Nada da ministra da Educação que condenou as greves que paralisaram as escolas e acusou o sindicato dos mineiros de ser contra a economia inglesa. E, depois, como primeira-ministra, escolheu como prioridades a derrota do Socialismo e os já citados pilares do neoliberalismo. Ela os levou adiante com ferocidade. Chegou a acusar seus colegas de partido de fraqueza diante das lideranças sindicais. “Vocês têm medo de enfrentá-las”, como se fosse uma questão de coragem ou não. Detestava inclusive ser desafiada.

Ao saber da tentativa de retomada das Ilhas Malvinas (02/04 a 15/06/1982) pela ditadura do general Leopoldo Gualtieri, chamou a junta militar argentina de gangue fascista e disse que não iria “negociar com bandidos”. E usou vinte e oito mil soldados e dezenas de navios e fragatas para derrotar as forças argentinas, com saldo de milhares de mortos. Esta retomada do território pertencente à Argentina ajudou-a a estimular a auto-estima britânica e expandir as políticas que privilegiavam o capital, enquanto os trabalhadores perdiam seus empregos e a assistência social. Mas não evitou a resistência popular.

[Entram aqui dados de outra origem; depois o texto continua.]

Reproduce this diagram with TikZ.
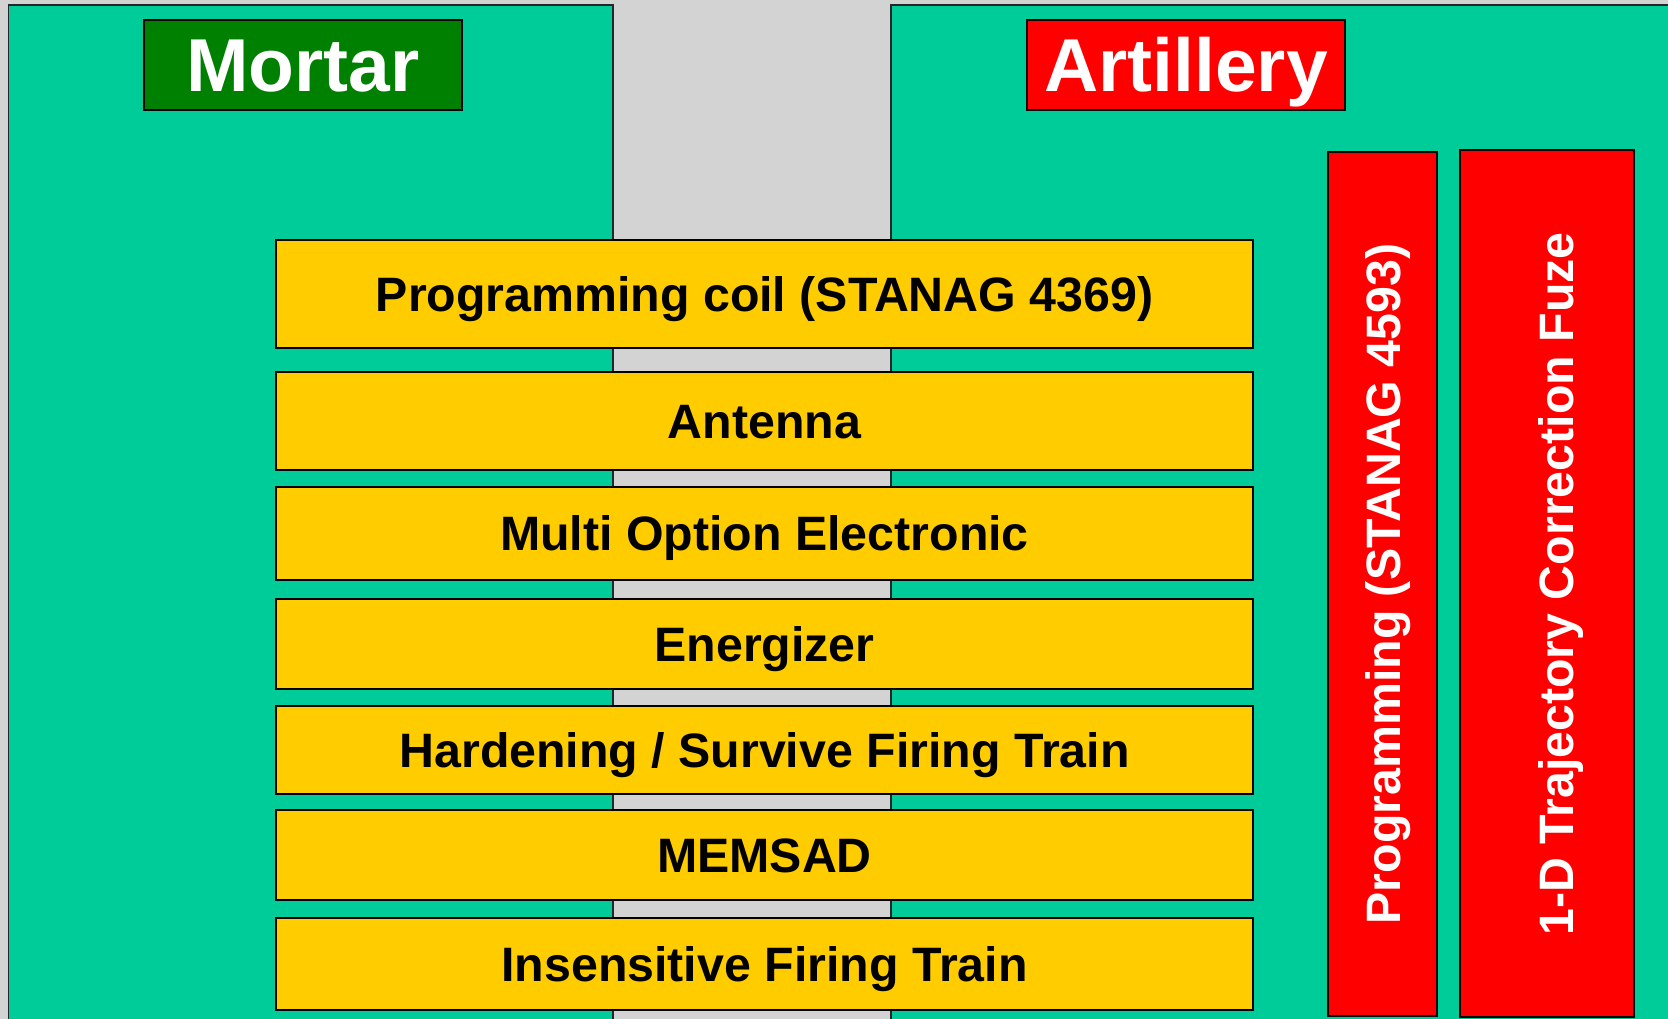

Em 1984, começou a enfrentar grave crise econômica e se isolar no governo. Numa das emblemáticas sequências do filme, ela critica rispidamente seus ministros numa reunião de gabinete, enquanto corrige os erros gramaticais do documento que lhe foi entregue. “Isso aqui é vergonhoso”, desabafa. Embora a União Soviética tivesse ruído, em 1989, não lhe deu sobrevida. Acabou substituída em 1990, por seu ministro das Finanças, John Major. Suas malfadas políticas neoliberais a derrubaram.

Ainda que o filme seja nela centrado, faltam-lhe contrapontos reais, que não as intervenções do líder trabalhista e as manifestações de rua. Ampliariam a visão de sua época e do desacerto de suas políticas. Elas engendram as crises estruturais do sistema capitalista desde então. Melhor para os Brics. Não é um bom legado para quem “queria fazer diferença no mundo”.

“A Dama de Ferro” (“The Iron Lady”). Drama Histórico. Reino Unido. 2011. 105 minutos. Fotografia: Elliot Davis. Música: Thomaz Newman. Roteiro: Abi Morgan. Direção: Phillida Lloyd. Elenco: Meryl Streep, Jim Broadbent, Olívia Colman
(*) Oscar 2012: Melhor Atriz (Meryl Streep) e melhor maquiagem.